Quoting Travis Kling (@Travis_Kling):

"Bitcoin is a non-sovereign, hard-capped supply, global, immutable, decentralized digital store of value. It’s an insurance policy against monetary and fiscal policy irresponsibility from central banks and governments globally."

This explains why Bitcoin won't be overtaken.


Look at the history of currencies.

The British pound sterling, the French franc, the Dutch guilder, they all were reserve currencies but they got overtaken.

Usually not because their inherent values changed but because the environment changed and another, more suitable currency emerged. That's exactly the narrative that people push about Bitcoin's advantages over the US dollar.

But because things happen a lot faster in crypto than they do in traditional finance, I wouldn't bet on "Bitcoin can't ever be overtaken".


> That's a bold statement

Is it though? If you bought BTC at any given time during 2009-2015, you are in the green 5 years after. Pretty good evidence of unlikeliness to me.

Also, the parent took 5 year period (and not 3) on purpose -- it's exactly 1 year longer than the halving period.


4 years ago Bitcoin was $800. The low in the period between the last high and now was around $3.5k.


> Over the next 5 years, highly unlikely

This is the problem with the Bitcoin enthusiasts - they think they can predict the future price with near certainty. You don’t think that rosy picture of BTC is held by thousands of others and already baked into the share price? “Highly unlikely” only describes Bitcoin’s potential as a store of value.

If your investing horizon is any amount of time, Bitcoin is not for you. Bitcoin is not an investment, it’s a pure speculation. As another comment perfectly summed it up, lottery tickets are not an investment.


As relevant then as it is now ... apologies for re-posting this, it's just not possible for me not to do so:

https://www.youtube.com/watch?v=XbZ8zDpX2Mg


Ah yes, using past performance to predict future returns. They only warn against doing that in every investment prospectus ever.

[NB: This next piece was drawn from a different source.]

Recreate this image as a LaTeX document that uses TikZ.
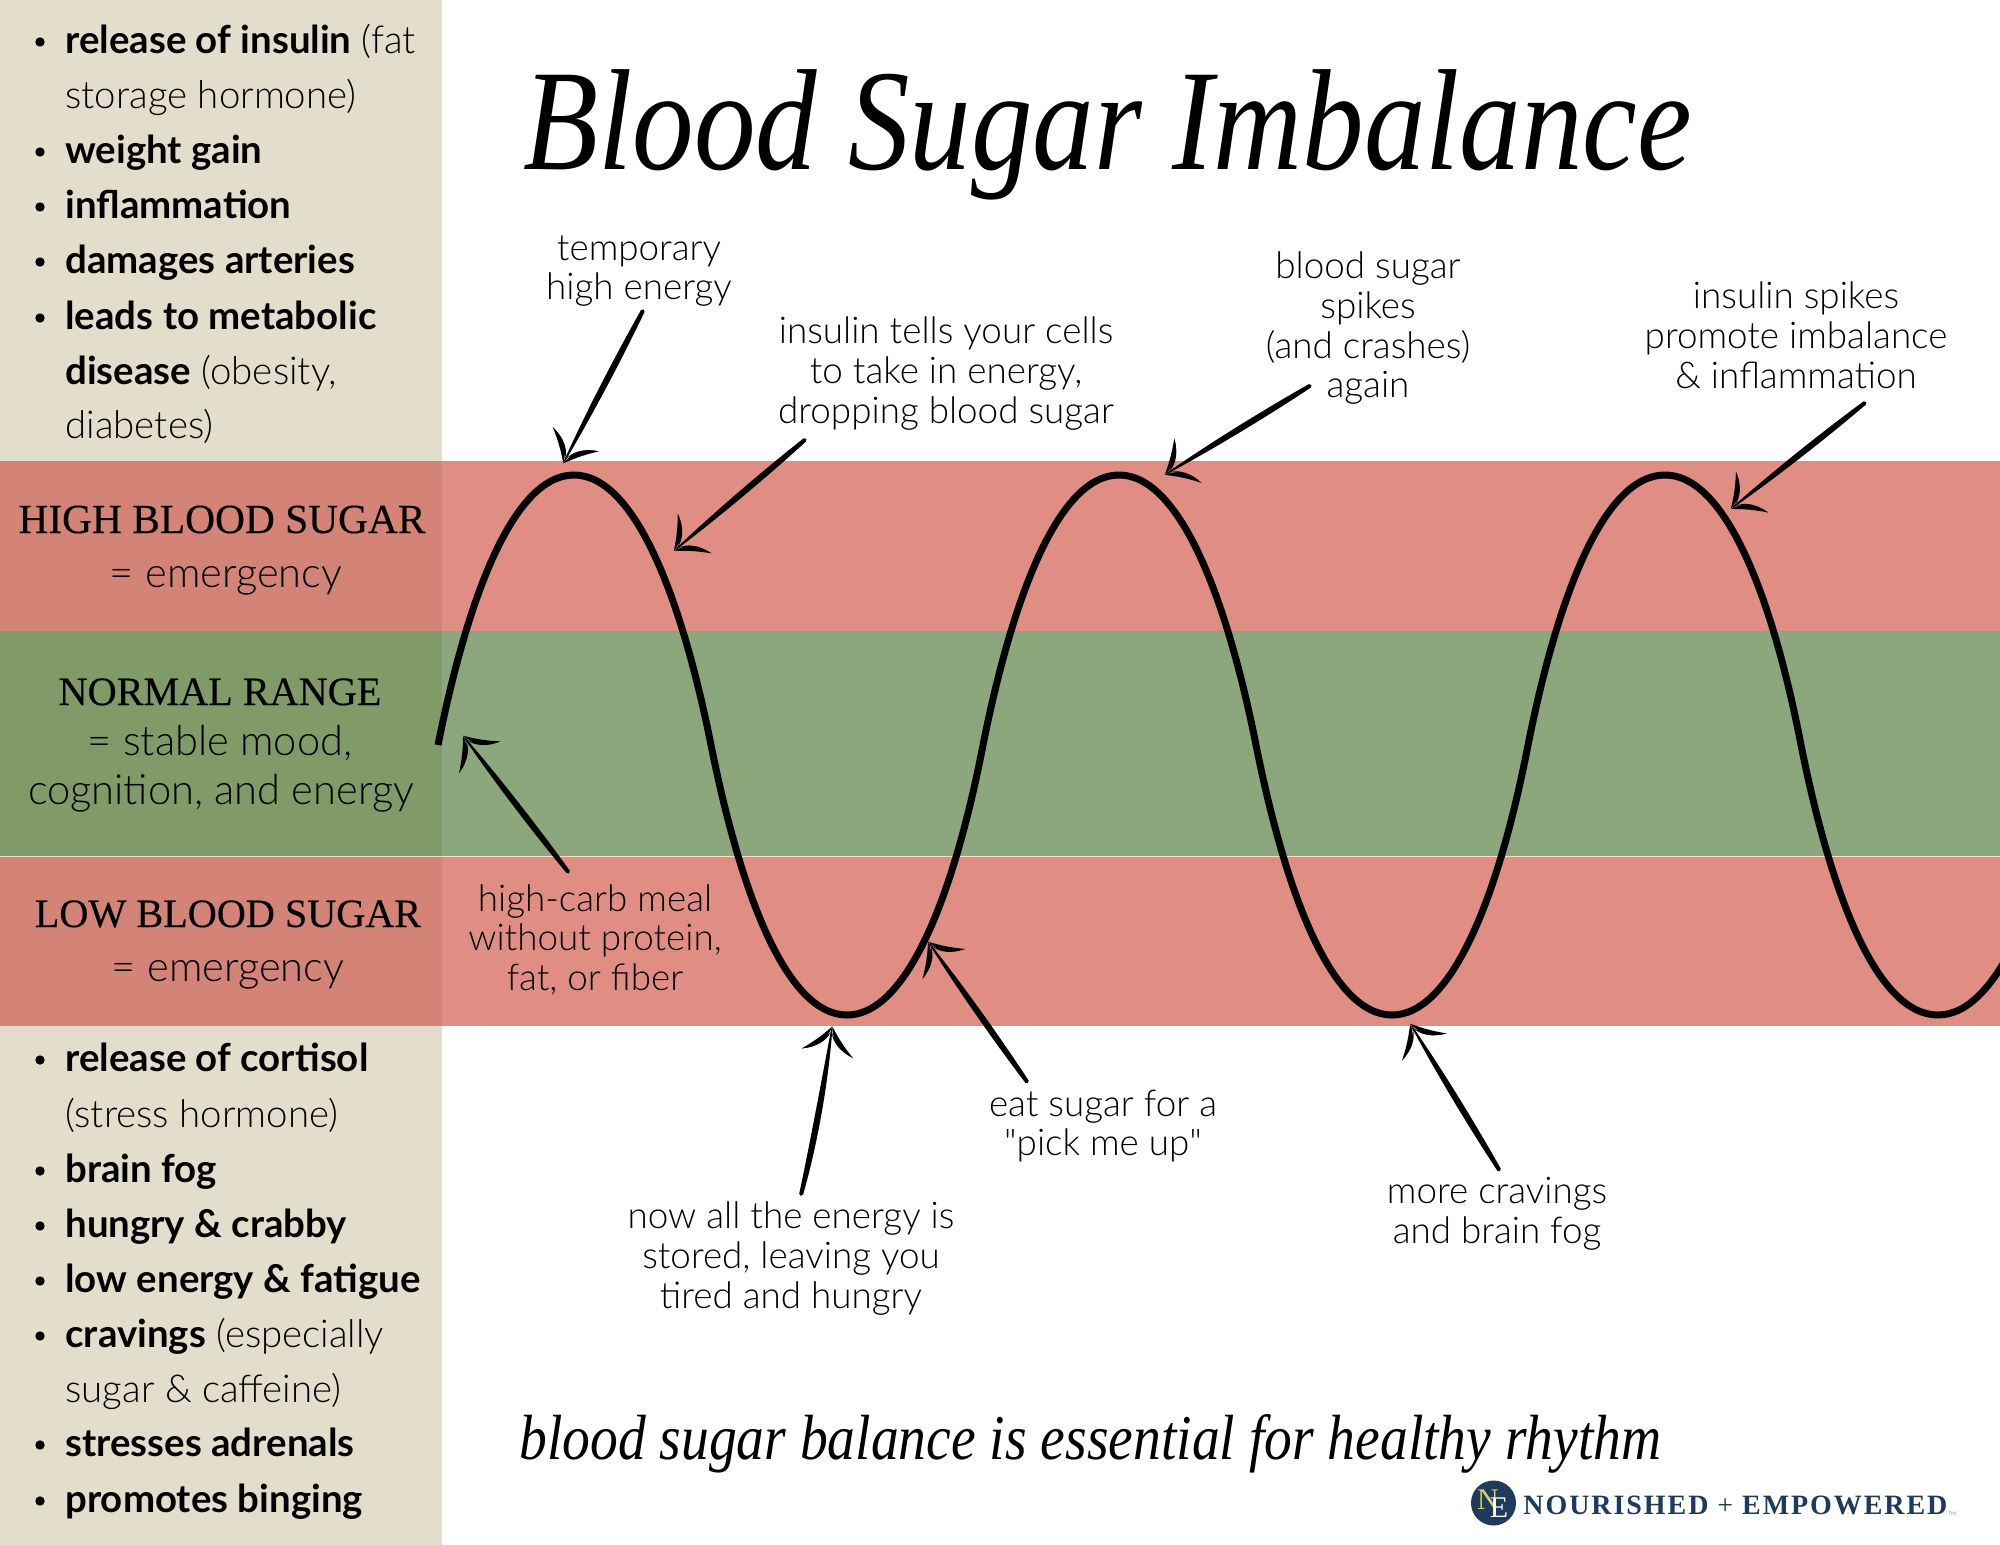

>They only warn against doing that in every investment prospectus ever.

Right before they show you 20 pages of past performance graphs.

I wonder why they would exert themselves in such a fashion after the govt-mandated CYA disclaimer

Also: I think you've missed the point of the video.


A change in stock to flow is not "priced in". And gold is also a speculation, it still works/worked. Social value networks are quite sticky and tend to get stronger over time.


Gold didn’t work! As I stated in another comment, gold is way down compared to its historical high in the 80’s (when adjusted for inflation).


Its also been around for 3000 years and is far past its price discovery phase. Aside from that you dont hold gold in perpetuity, its for certain several year stretches and certain decades. I hold none just because I think btc challenges it (which is also the view of JP Morgan's latest opinion so in decent company).

Second comment here: Long cyclical runs can be timed. For instance golds decade long rip prior to the decline was due to etf introductions.

And no I dont think you do “got it”. You dont hold anything in existence forever. If youre not comfortable making shifts every few years (or whatever) and having to actually do some thinking from time to time then investing isnt for you.


> you dont hold gold in perpetuity, its for certain several year stretches and certain decades

So you only hold it when you’re trying to time the market? Got it.


I actually disagree with you. With bonds you are virtually guaranteed to lose value over time as real yields are negative (against inflation). Thats a risk. Getting poor slowly and not keeping up with other rising assets is a threat to wealth even when you might feel safe from low vol. With bitcoin the long term moving average is up despite short term volatility and network effects are quite difficult to overcome. Bitcoin is a good holding if you plan to lock it up for 10 years vs bonds.

It was crazy to think this 5 years ago, now its less crazy, and tomorrow it will be normal. That my thesis and its also why billionaires are pouring in right now. If you asked me to hold a bitcoin vs a bond equivalent for long term the decision is easy for me especially knowing that global debt monetization is essentially a necessity at this point.